YOUR OBJECTIVE :: Output the material exactly, but drop every image it holds.

GIVEN MATERIAL ::
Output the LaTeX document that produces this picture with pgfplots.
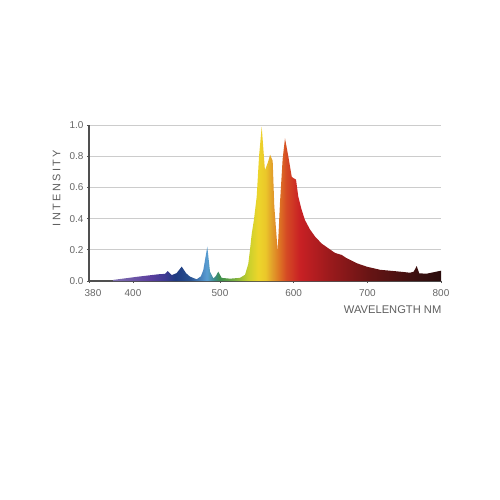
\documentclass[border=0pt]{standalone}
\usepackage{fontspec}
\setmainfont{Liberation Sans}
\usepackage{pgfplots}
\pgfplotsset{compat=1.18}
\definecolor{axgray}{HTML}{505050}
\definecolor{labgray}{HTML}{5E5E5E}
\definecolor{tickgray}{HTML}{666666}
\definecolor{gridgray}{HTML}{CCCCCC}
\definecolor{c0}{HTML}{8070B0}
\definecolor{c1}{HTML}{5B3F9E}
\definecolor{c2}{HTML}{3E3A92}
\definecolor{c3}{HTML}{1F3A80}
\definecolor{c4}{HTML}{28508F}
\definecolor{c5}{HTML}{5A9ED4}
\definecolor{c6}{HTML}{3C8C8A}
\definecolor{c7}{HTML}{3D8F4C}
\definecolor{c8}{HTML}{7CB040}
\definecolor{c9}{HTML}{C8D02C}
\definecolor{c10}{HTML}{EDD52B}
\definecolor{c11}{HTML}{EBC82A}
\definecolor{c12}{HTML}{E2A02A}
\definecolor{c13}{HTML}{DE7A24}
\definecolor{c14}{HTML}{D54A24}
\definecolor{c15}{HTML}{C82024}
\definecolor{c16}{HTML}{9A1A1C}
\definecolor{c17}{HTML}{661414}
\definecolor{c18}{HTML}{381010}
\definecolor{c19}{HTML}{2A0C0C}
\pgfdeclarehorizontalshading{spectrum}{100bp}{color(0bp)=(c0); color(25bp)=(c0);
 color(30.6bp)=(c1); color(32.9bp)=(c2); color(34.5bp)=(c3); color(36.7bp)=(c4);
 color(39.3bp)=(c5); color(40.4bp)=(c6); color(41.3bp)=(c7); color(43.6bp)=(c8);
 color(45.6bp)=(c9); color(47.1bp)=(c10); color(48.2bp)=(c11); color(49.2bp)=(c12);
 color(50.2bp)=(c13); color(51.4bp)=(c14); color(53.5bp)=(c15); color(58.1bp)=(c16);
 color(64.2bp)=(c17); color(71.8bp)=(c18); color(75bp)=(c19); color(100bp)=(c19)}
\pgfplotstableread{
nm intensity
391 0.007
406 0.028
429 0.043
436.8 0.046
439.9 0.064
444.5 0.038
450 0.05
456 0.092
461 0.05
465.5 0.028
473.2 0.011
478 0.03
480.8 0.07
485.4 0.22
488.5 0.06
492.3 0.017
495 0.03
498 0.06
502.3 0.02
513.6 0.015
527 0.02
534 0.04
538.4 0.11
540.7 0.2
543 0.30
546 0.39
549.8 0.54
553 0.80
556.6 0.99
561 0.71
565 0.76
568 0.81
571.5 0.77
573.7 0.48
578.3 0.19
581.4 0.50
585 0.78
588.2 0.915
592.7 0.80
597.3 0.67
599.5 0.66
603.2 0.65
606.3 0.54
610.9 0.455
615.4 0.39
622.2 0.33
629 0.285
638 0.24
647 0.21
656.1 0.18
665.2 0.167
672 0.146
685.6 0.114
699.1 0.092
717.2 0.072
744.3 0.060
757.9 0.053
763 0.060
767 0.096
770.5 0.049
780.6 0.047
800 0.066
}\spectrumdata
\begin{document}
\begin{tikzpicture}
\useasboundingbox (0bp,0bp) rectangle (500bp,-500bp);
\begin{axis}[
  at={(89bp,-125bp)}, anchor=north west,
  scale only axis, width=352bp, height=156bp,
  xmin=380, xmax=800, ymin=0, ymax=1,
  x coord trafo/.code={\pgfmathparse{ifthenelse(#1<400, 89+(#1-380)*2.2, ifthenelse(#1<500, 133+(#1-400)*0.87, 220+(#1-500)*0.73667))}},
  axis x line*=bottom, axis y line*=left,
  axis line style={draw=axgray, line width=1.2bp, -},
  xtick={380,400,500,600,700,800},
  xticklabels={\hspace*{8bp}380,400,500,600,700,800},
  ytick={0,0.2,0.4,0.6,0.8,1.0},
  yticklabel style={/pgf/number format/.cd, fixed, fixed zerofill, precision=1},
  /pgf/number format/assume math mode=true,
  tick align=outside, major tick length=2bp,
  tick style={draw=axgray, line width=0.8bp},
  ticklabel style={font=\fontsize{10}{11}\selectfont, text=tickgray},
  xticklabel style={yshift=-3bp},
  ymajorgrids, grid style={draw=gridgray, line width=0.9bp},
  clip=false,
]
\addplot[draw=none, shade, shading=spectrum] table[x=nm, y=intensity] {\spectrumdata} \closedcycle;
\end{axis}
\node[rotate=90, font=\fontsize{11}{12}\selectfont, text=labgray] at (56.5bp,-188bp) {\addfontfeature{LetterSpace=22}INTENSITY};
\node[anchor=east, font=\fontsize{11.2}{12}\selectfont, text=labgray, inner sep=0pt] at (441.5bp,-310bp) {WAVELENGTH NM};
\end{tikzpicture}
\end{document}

EXERCISE RESPONSE ::
Output the LaTeX document that produces this picture with pgfplots.
\documentclass[border=0pt]{standalone}
\usepackage{fontspec}
\setmainfont{Liberation Sans}
\usepackage{pgfplots}
\pgfplotsset{compat=1.18}
\definecolor{axgray}{HTML}{505050}
\definecolor{labgray}{HTML}{5E5E5E}
\definecolor{tickgray}{HTML}{666666}
\definecolor{gridgray}{HTML}{CCCCCC}
\definecolor{c0}{HTML}{8070B0}
\definecolor{c1}{HTML}{5B3F9E}
\definecolor{c2}{HTML}{3E3A92}
\definecolor{c3}{HTML}{1F3A80}
\definecolor{c4}{HTML}{28508F}
\definecolor{c5}{HTML}{5A9ED4}
\definecolor{c6}{HTML}{3C8C8A}
\definecolor{c7}{HTML}{3D8F4C}
\definecolor{c8}{HTML}{7CB040}
\definecolor{c9}{HTML}{C8D02C}
\definecolor{c10}{HTML}{EDD52B}
\definecolor{c11}{HTML}{EBC82A}
\definecolor{c12}{HTML}{E2A02A}
\definecolor{c13}{HTML}{DE7A24}
\definecolor{c14}{HTML}{D54A24}
\definecolor{c15}{HTML}{C82024}
\definecolor{c16}{HTML}{9A1A1C}
\definecolor{c17}{HTML}{661414}
\definecolor{c18}{HTML}{381010}
\definecolor{c19}{HTML}{2A0C0C}
\pgfdeclarehorizontalshading{spectrum}{100bp}{color(0bp)=(c0); color(25bp)=(c0);
 color(30.6bp)=(c1); color(32.9bp)=(c2); color(34.5bp)=(c3); color(36.7bp)=(c4);
 color(39.3bp)=(c5); color(40.4bp)=(c6); color(41.3bp)=(c7); color(43.6bp)=(c8);
 color(45.6bp)=(c9); color(47.1bp)=(c10); color(48.2bp)=(c11); color(49.2bp)=(c12);
 color(50.2bp)=(c13); color(51.4bp)=(c14); color(53.5bp)=(c15); color(58.1bp)=(c16);
 color(64.2bp)=(c17); color(71.8bp)=(c18); color(75bp)=(c19); color(100bp)=(c19)}
\pgfplotstableread{
nm intensity
391 0.007
406 0.028
429 0.043
436.8 0.046
439.9 0.064
444.5 0.038
450 0.05
456 0.092
461 0.05
465.5 0.028
473.2 0.011
478 0.03
480.8 0.07
485.4 0.22
488.5 0.06
492.3 0.017
495 0.03
498 0.06
502.3 0.02
513.6 0.015
527 0.02
534 0.04
538.4 0.11
540.7 0.2
543 0.30
546 0.39
549.8 0.54
553 0.80
556.6 0.99
561 0.71
565 0.76
568 0.81
571.5 0.77
573.7 0.48
578.3 0.19
581.4 0.50
585 0.78
588.2 0.915
592.7 0.80
597.3 0.67
599.5 0.66
603.2 0.65
606.3 0.54
610.9 0.455
615.4 0.39
622.2 0.33
629 0.285
638 0.24
647 0.21
656.1 0.18
665.2 0.167
672 0.146
685.6 0.114
699.1 0.092
717.2 0.072
744.3 0.060
757.9 0.053
763 0.060
767 0.096
770.5 0.049
780.6 0.047
800 0.066
}\spectrumdata
\begin{document}
\begin{tikzpicture}
\useasboundingbox (0bp,0bp) rectangle (500bp,-500bp);
\begin{axis}[
  at={(89bp,-125bp)}, anchor=north west,
  scale only axis, width=352bp, height=156bp,
  xmin=380, xmax=800, ymin=0, ymax=1,
  x coord trafo/.code={\pgfmathparse{ifthenelse(#1<400, 89+(#1-380)*2.2, ifthenelse(#1<500, 133+(#1-400)*0.87, 220+(#1-500)*0.73667))}},
  axis x line*=bottom, axis y line*=left,
  axis line style={draw=axgray, line width=1.2bp, -},
  xtick={380,400,500,600,700,800},
  xticklabels={\hspace*{8bp}380,400,500,600,700,800},
  ytick={0,0.2,0.4,0.6,0.8,1.0},
  yticklabel style={/pgf/number format/.cd, fixed, fixed zerofill, precision=1},
  /pgf/number format/assume math mode=true,
  tick align=outside, major tick length=2bp,
  tick style={draw=axgray, line width=0.8bp},
  ticklabel style={font=\fontsize{10}{11}\selectfont, text=tickgray},
  xticklabel style={yshift=-3bp},
  ymajorgrids, grid style={draw=gridgray, line width=0.9bp},
  clip=false,
]
\addplot[draw=none, shade, shading=spectrum] table[x=nm, y=intensity] {\spectrumdata} \closedcycle;
\end{axis}
\node[rotate=90, font=\fontsize{11}{12}\selectfont, text=labgray] at (56.5bp,-188bp) {\addfontfeature{LetterSpace=22}INTENSITY};
\node[anchor=east, font=\fontsize{11.2}{12}\selectfont, text=labgray, inner sep=0pt] at (441.5bp,-310bp) {WAVELENGTH NM};
\end{tikzpicture}
\end{document}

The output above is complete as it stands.